** start **

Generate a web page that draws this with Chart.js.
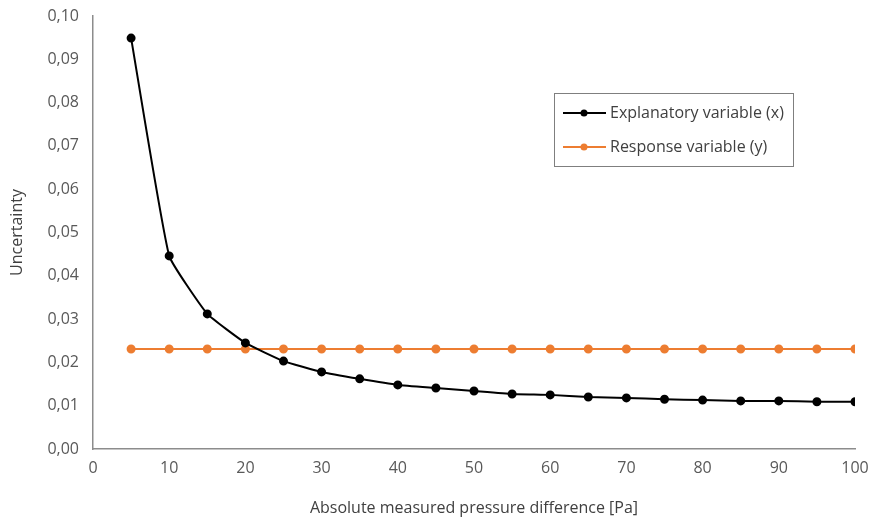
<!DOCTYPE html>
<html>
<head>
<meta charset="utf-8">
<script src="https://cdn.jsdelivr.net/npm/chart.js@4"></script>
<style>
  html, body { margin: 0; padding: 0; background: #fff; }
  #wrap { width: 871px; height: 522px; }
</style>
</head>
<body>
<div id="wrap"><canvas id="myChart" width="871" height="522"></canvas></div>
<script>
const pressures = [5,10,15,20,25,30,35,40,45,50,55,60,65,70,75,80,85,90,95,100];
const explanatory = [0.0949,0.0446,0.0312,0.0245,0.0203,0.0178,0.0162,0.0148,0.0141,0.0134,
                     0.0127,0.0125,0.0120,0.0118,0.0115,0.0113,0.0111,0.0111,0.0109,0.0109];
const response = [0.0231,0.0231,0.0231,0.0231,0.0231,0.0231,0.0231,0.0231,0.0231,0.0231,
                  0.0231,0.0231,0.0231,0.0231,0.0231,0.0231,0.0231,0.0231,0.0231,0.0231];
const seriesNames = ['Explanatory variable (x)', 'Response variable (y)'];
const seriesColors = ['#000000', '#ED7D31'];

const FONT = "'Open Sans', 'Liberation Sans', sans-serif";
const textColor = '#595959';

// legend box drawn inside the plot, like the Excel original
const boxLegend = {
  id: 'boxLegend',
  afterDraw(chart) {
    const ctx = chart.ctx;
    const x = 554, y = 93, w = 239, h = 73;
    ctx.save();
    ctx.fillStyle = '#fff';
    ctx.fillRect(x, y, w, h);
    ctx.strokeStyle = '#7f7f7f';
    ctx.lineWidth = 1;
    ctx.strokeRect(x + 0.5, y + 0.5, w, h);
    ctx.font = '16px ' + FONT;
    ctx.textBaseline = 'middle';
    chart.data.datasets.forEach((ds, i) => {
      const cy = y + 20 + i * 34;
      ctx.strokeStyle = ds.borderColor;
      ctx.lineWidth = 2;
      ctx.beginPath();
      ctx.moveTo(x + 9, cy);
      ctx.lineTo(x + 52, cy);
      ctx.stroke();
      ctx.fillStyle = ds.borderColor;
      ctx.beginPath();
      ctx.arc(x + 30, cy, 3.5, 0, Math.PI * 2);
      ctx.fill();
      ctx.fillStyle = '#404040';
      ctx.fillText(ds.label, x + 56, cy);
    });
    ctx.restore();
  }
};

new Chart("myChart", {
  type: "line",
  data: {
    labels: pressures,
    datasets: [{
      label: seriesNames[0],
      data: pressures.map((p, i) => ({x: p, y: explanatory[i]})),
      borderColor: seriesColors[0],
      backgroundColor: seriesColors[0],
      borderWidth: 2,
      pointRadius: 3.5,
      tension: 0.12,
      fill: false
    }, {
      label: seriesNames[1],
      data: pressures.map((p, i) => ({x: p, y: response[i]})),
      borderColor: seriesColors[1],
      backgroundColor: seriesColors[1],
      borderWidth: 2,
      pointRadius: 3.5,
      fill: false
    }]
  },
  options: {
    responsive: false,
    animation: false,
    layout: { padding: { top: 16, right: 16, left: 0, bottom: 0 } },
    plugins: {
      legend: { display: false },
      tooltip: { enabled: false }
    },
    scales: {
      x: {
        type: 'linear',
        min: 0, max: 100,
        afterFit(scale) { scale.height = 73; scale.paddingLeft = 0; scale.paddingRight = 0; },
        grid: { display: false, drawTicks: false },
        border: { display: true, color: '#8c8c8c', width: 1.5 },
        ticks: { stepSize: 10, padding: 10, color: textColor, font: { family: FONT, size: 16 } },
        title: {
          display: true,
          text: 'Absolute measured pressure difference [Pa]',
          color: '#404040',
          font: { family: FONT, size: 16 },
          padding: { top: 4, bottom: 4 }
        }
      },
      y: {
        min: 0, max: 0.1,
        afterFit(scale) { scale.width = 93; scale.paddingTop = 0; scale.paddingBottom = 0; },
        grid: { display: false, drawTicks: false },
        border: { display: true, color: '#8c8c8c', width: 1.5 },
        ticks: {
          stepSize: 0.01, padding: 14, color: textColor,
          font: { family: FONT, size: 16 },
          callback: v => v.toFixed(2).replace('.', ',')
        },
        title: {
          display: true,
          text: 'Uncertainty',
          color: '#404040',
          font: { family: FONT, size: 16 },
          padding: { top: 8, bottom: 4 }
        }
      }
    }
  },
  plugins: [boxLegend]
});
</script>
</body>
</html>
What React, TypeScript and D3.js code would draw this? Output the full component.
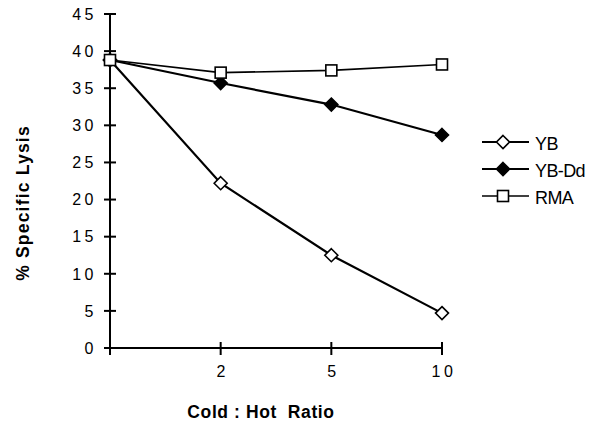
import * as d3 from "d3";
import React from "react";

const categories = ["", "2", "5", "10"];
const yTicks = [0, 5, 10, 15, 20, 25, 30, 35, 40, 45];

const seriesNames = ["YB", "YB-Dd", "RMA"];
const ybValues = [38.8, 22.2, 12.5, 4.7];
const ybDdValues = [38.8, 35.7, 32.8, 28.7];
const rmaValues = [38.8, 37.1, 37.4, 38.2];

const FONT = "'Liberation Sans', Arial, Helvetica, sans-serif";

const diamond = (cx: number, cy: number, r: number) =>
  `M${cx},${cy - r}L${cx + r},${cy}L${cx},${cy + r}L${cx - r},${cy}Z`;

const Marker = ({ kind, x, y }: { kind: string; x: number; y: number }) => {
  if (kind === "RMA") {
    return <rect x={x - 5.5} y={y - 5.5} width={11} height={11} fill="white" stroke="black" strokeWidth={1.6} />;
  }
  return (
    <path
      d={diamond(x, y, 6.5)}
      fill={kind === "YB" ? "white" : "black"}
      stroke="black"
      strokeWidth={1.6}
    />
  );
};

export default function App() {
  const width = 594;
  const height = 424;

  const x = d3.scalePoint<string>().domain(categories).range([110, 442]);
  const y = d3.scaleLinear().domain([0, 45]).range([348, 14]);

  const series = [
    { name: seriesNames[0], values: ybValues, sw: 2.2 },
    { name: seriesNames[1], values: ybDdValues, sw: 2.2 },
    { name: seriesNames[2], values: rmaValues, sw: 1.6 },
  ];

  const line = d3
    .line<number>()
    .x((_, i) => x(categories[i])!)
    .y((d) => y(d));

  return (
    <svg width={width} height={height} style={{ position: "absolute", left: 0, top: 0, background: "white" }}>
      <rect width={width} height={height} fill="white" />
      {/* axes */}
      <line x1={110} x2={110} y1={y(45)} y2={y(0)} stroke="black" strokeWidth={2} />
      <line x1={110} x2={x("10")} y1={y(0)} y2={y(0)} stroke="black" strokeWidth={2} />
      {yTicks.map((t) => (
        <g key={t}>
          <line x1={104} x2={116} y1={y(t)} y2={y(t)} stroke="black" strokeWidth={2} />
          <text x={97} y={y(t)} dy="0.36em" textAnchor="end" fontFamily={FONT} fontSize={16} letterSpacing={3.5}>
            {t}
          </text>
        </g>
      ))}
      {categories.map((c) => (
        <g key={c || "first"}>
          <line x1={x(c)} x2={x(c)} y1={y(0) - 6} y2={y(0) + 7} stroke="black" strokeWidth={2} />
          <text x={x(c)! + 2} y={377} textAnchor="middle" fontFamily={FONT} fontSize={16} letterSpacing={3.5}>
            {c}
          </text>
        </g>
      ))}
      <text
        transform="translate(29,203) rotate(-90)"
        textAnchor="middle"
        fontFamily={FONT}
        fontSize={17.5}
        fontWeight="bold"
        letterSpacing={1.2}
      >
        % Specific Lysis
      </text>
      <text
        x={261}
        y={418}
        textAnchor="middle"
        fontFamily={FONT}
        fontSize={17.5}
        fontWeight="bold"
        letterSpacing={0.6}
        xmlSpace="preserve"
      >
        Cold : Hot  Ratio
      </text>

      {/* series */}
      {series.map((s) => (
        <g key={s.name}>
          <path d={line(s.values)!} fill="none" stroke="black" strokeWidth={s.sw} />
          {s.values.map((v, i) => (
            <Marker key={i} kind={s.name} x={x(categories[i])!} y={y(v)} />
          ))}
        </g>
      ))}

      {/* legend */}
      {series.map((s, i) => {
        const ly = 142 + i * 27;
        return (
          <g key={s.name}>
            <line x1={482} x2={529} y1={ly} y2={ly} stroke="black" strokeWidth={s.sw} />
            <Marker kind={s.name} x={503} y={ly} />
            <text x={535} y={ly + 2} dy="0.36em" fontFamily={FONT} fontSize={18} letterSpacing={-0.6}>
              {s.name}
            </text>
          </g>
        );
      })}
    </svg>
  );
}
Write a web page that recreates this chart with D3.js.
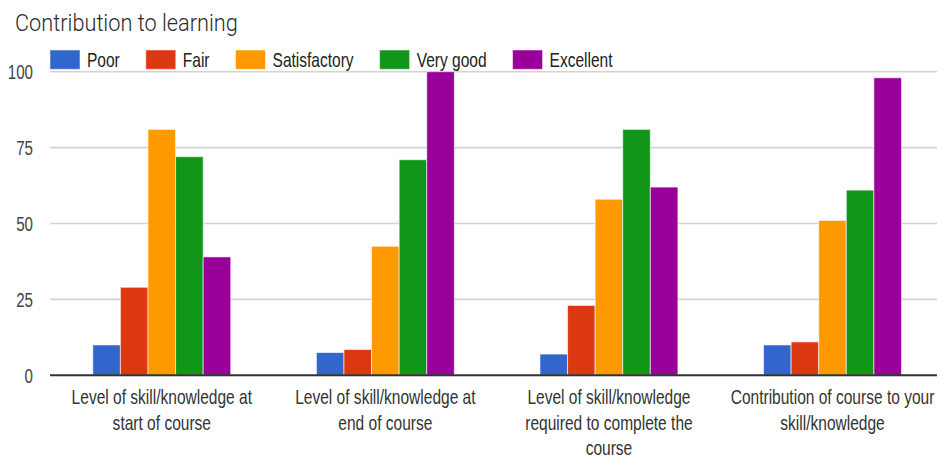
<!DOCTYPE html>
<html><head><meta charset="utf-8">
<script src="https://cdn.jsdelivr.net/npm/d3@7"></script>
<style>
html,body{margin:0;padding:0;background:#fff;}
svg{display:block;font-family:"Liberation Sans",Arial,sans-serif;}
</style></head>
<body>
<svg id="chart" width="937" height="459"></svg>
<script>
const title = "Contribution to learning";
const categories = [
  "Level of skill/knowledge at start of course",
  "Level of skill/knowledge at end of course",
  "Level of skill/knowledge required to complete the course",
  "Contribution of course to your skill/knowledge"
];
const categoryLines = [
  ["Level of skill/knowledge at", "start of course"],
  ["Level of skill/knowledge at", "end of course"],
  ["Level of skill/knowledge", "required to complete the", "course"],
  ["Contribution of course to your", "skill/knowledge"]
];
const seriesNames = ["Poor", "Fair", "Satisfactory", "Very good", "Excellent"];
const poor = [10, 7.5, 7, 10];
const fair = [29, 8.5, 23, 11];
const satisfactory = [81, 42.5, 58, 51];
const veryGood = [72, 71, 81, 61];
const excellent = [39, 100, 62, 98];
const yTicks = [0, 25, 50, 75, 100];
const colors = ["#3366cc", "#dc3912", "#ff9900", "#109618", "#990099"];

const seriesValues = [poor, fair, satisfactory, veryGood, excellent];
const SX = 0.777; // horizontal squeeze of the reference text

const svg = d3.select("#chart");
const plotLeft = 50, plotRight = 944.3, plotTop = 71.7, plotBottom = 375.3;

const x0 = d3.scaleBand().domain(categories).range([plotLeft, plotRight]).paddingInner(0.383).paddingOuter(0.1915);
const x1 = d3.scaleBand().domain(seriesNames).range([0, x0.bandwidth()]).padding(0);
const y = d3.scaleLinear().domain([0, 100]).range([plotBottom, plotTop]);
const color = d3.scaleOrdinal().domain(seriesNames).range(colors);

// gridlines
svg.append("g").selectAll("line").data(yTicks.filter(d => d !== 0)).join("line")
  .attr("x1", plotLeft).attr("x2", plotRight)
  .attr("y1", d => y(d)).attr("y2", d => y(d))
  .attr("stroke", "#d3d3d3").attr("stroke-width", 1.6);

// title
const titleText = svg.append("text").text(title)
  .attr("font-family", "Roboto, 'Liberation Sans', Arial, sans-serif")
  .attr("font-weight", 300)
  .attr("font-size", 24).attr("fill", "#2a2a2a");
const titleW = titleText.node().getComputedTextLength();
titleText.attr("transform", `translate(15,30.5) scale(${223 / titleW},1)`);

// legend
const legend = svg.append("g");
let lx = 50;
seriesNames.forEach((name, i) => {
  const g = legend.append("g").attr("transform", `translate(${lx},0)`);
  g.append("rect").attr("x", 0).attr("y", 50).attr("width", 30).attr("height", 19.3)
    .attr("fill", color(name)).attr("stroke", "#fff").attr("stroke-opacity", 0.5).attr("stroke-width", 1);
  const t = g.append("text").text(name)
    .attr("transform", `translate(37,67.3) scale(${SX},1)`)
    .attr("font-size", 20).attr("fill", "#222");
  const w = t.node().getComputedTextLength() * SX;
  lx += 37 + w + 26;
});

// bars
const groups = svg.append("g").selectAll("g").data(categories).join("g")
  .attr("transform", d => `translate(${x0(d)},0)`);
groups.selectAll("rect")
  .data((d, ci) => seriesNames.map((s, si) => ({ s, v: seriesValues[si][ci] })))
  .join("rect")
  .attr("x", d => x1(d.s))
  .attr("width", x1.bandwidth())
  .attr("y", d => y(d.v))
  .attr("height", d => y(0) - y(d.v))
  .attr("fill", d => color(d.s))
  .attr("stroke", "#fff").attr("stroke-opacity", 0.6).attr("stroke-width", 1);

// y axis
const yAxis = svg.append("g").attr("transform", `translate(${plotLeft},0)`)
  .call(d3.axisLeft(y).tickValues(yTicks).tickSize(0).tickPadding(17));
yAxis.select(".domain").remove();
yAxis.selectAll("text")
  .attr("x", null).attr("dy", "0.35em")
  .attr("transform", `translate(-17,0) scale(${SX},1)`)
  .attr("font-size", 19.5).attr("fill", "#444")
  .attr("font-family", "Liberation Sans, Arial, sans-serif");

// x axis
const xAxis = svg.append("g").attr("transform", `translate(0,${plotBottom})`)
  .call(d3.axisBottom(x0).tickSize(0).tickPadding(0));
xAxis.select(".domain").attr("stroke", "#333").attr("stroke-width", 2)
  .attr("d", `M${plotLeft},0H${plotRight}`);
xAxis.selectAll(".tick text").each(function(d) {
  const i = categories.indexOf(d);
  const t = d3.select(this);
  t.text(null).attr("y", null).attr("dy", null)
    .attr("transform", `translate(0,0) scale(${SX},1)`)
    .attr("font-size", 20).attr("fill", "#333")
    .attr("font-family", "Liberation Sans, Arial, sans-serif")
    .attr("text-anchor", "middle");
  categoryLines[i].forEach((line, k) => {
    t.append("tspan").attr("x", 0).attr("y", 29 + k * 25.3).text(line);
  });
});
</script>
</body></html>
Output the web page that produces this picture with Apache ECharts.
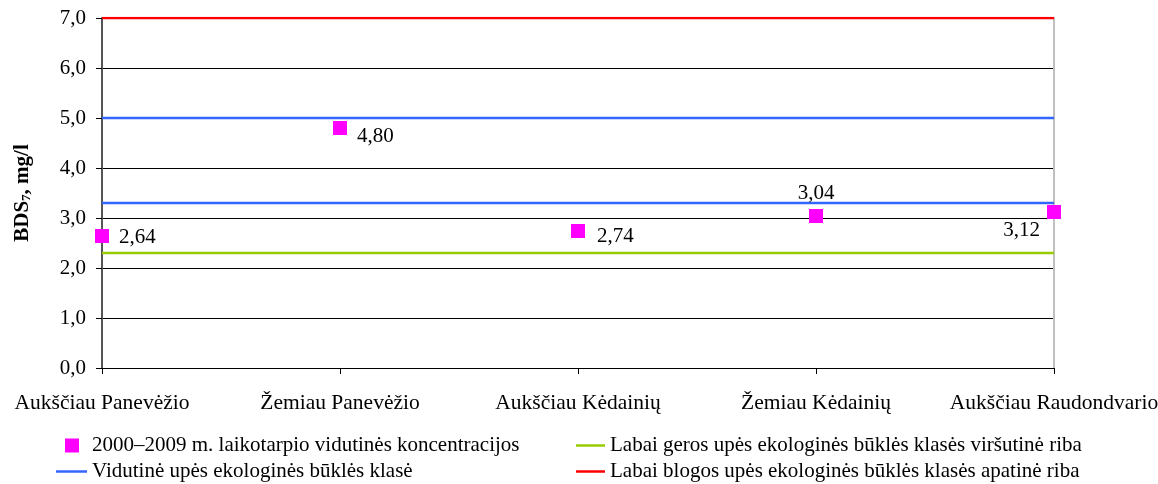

** end **

*Task to carry out*:
Your answer should be a single number: the count of lines in the material above that contain "this".

*Exercise response*:
5